The expectations of top talent include:

  • Easy access to accurate vendor data in the field.
  • Clear guidance on how to escalate urgent service needs.
  • Authority to select vendors based on performance.
  • Visibility into costs, timelines, and outcomes.

 

According to Vince Kiel, Founder and CEO of Omni Recruiter, “Facility professionals want autonomy. When vendor systems create bottlenecks, you lose credibility. The smartest teams remove friction before it becomes a reason to walk.”

Removing friction does not mean eliminating oversight. It means reducing it by building a system that enables performance, rather than slowing it down.

When Vendor Policies Signal Deeper Problems

Facilities professionals notice the signals that systems send. They pay attention to how long approvals take, who makes the decisions, and what happens when a vendor underperforms. These signals collectively form a larger narrative about company culture.

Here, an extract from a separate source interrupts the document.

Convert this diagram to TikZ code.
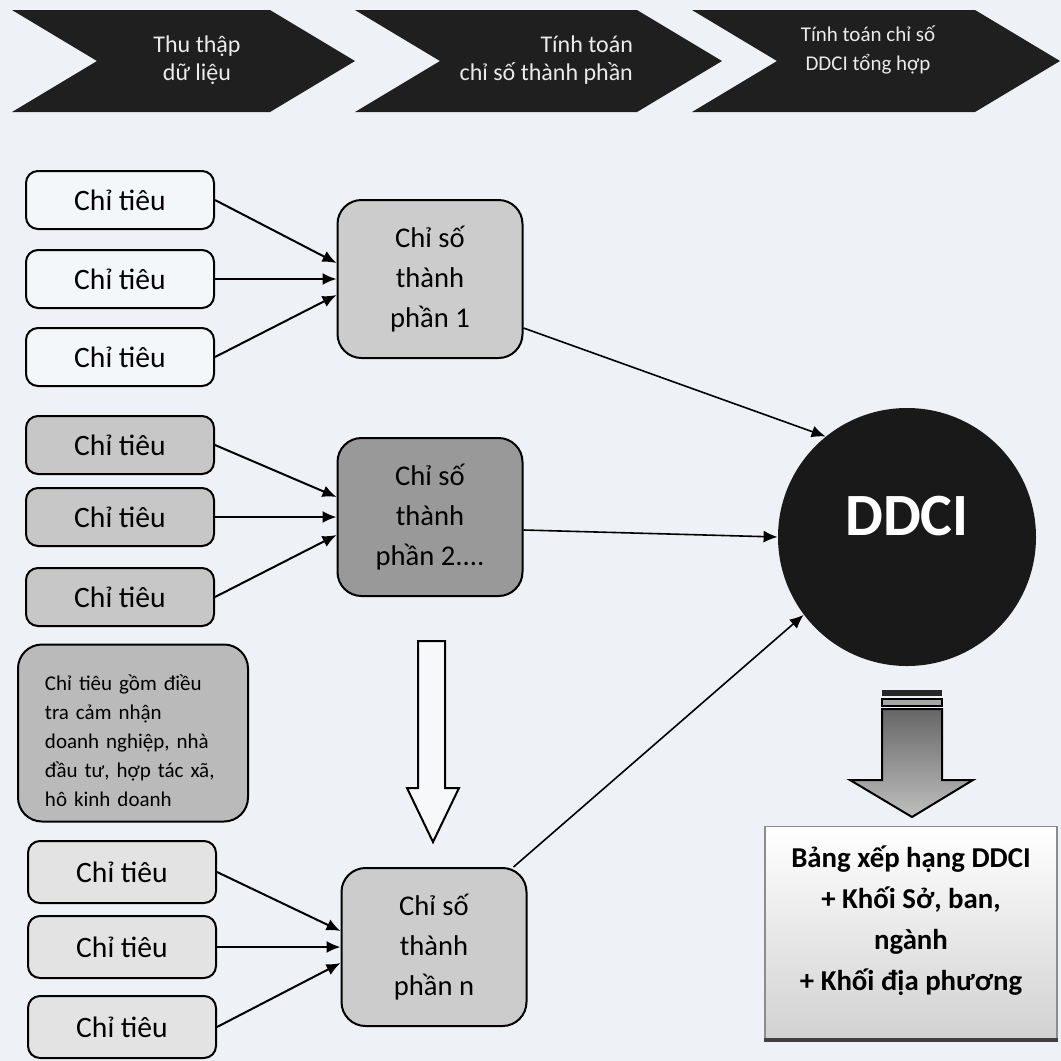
\documentclass[tikz,border=0pt]{standalone}
\usepackage{fontspec}
\setmainfont{Carlito}
\usetikzlibrary{arrows.meta}
\definecolor{paper}{RGB}{238,242,246}

\begin{document}
\begin{tikzpicture}[
  x=0.5pt, y=-0.5pt,
  chev/.style={fill=black!88},
  chevtext/.style={text=black!8, align=center, font=\fontsize{12}{14}\selectfont},
  item/.style={draw, line width=1pt, rounded corners=6pt, minimum width=94pt, minimum height=29pt,
    font=\fontsize{14.8}{17}\selectfont},
  comp/.style={draw, line width=1pt, rounded corners=12pt, minimum width=92.5pt, minimum height=79pt,
    align=center, font=\fontsize{14.3}{20}\selectfont},
  arrow/.style={-{Latex[length=7pt,width=6pt]}, line width=1pt},
  thin arrow/.style={arrow, line width=0.8pt}
]
\fill[paper, use as bounding box] (0,0) rectangle (1061,1061);

% process steps
\foreach \l/\r in {12/270,355/637,692/975}
  \fill[chev] (\l,10) -- (\r,10) -- (\r+85,61) -- (\r,112) -- (\l,112) -- (\l+85,61) -- cycle;
\node[chevtext] (step1) at (197,60) {Thu thập\\dữ liệu};
\node[chevtext, align=right, anchor=east] (step2) at (640,60) {Tính toán\\chỉ số thành phần};
\node[chevtext, font=\fontsize{10.5}{14.5}\selectfont] (step3) at (868,50) {Tính toán chỉ số\\DDCI tổng hợp};

% indicators
\foreach \n/\y in {1/200,2/279,3/357}
  \node[item, fill=white!35!paper] (a\n) at (120,\y) {Chỉ tiêu};
\foreach \n/\y in {1/445,2/517,3/597}
  \node[item, fill=black!22] (b\n) at (120,\y) {Chỉ tiêu};
\foreach \n/\y in {1/872,2/947,3/1027}
  \node[item, fill=black!11, minimum height=31pt] (n\n) at (122,\y) {Chỉ tiêu};

% component indices
\node[comp, fill=black!20] (c1) at (430,279) {Chỉ số\\thành\\phần 1};
\node[comp, fill=black!40] (c2) at (430,517) {Chỉ số\\thành\\phần 2....};
\node[comp, fill=black!20] (cn) at (434,947) {Chỉ số\\thành\\phần n};

\node[draw, line width=1pt, rounded corners=12pt, fill=black!27, minimum width=115pt,
  minimum height=88.5pt] (survey) at (133,733) {};
\node[text width=88pt, align=left, font=\fontsize{10.5}{14.5}\selectfont] (surveytext) at (133,741)
  {Chỉ tiêu gồm điều\\tra cảm nhận\\doanh nghiệp, nhà\\đầu tư, hợp tác xã,\\hô kinh doanh};

\node[circle, fill=black!90, minimum size=129pt, inner sep=0pt] (ddci) at (907,537) {};
\node[text=white, font=\bfseries\fontsize{30}{30}\selectfont] (ddcilabel) at (907,516) {DDCI};

\node[draw=black!45, line width=0.6pt, top color=white, bottom color=black!18, minimum width=146pt,
  minimum height=106.5pt] (rank) at (911,933) {};
\node[align=center, font=\bfseries\fontsize{14.4}{20.5}\selectfont] (ranktext) at (911,921)
  {Bảng xếp hạng DDCI\\+ Khối Sở, ban,\\ngành\\+ Khối địa phương};
\draw[line width=2pt, black!75] (rank.south west) -- (rank.south east);

% arrows
\draw[arrow] (a1.east) -- ([yshift=8pt]c1.west);
\draw[arrow] (a2.east) -- (c1.west);
\draw[arrow] (a3.east) -- ([yshift=-8pt]c1.west);
\draw[arrow] (b1.east) -- ([yshift=10pt]c2.west);
\draw[arrow] (b2.east) -- (c2.west);
\draw[arrow] (b3.east) -- ([yshift=-9pt]c2.west);
\draw[arrow] (n1.east) -- ([yshift=8pt]cn.west);
\draw[arrow] (n2.east) -- (cn.west);
\draw[arrow] (n3.east) -- ([yshift=-8pt]cn.west);
\draw[thin arrow] ([yshift=-24.5pt]c1.east) -- (ddci.129);
\draw[thin arrow] ([yshift=-6.5pt]c2.east) -- (ddci.west);
\draw[thin arrow] ([xshift=-7pt]cn.north east) -- (ddci.217);

% block arrows
\draw[line width=1pt, fill=white!50!paper] (418,641) -- (445,641) -- (445,788) -- (459,788) -- (433,842)
  -- (407,788) -- (418,788) -- cycle;
\fill[black!85] (882,690) rectangle (942,696);
\draw[line width=0.8pt, fill=black!35] (882,699) rectangle (942,706);
\draw[line width=1pt, top color=black!60, bottom color=black!25] (882,709) -- (942,709) -- (942,780)
  -- (973,780) -- (912,817) -- (850,780) -- (882,780) -- cycle;
\end{tikzpicture}
\end{document}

In particular, vendor management becomes a proxy for how much the organization trusts its people.

  • Long approval timelines may suggest a lack of confidence in local decision-makers.
  • Overly strict controls can imply risk avoidance is more important than results.
  • Poor vendor accountability signals a tolerance for low standards.

 

These patterns affect recruiting and retention in ways that are difficult to measure. As a result, they show up in reduced engagement, slower workflows, and a general lack of initiative from staff who have stopped trying to navigate the system.

If a technician cannot replace a vendor who misses deadlines because the process is too rigid, they will stop speaking up. If a manager recommends a process change and it takes months to get reviewed, they will stop proposing ideas.

What Modern Vendor Management Should Look Like

In many ways, a better system means smarter design.

Modern vendor management platforms offer tools that simplify approval workflows, improve visibility, and allow for more responsive decision-making.

But technology alone is not enough. The policies behind the system must also reflect trust in your people.

A well-designed vendor process includes:

  • Standardized onboarding that allows for regional flexibility.
  • Performance tracking tools that flag trends in quality or timeliness.
  • Automated alerts for service delays, incomplete tickets, or billing issues.
  • Role-based access that gives field managers authority without exposing risk.
  • Dashboards that combine cost, performance, and contract terms in one view.

 

Strong systems also include clear escalation paths. Your team should never be left waiting on a gatekeeper without a backup plan.

When field teams know how to get support, when to escalate, and how to advocate for better vendors, they feel more confident in their work. That confidence leads to stronger execution and higher retention.

Building Systems That Support Long-Term Hiring Goals

Recruitment is not just about salary. Pay is important, but it’s far from the only detail that candidates consider.

More than ever, candidates are scrutinizing how decisions are made. They evaluate how much control they will have over their work and whether they will be supported with the right tools.

A streamlined, field-informed vendor process gives hiring managers a strong message to deliver. It shows that the company respects the time and expertise of its frontline teams. It shows that operations are built for performance, not just compliance.

Facility leaders who want to attract top talent should make their vendor process part of the recruiting conversation. Be prepared to show:

  • How your system speeds up routine work.
  • What level of vendor selection authority do your managers have.
  • How poor-performing vendors are evaluated and removed.
  • What kinds of feedback loops exist between the field and the corporate office.

 

These details are evidence of an environment where good people can do good work.

Final Thoughts

Your vendor management system is part of your employer brand. It shapes how people experience their roles, how quickly they can solve problems, and how much ownership they feel over their work.

When that system is built for control instead of support, it creates friction that your best people will not tolerate for long. When it is designed to help your team move faster, smarter, and with more autonomy, it becomes a reason to stay.

In today’s labor market, that difference matters.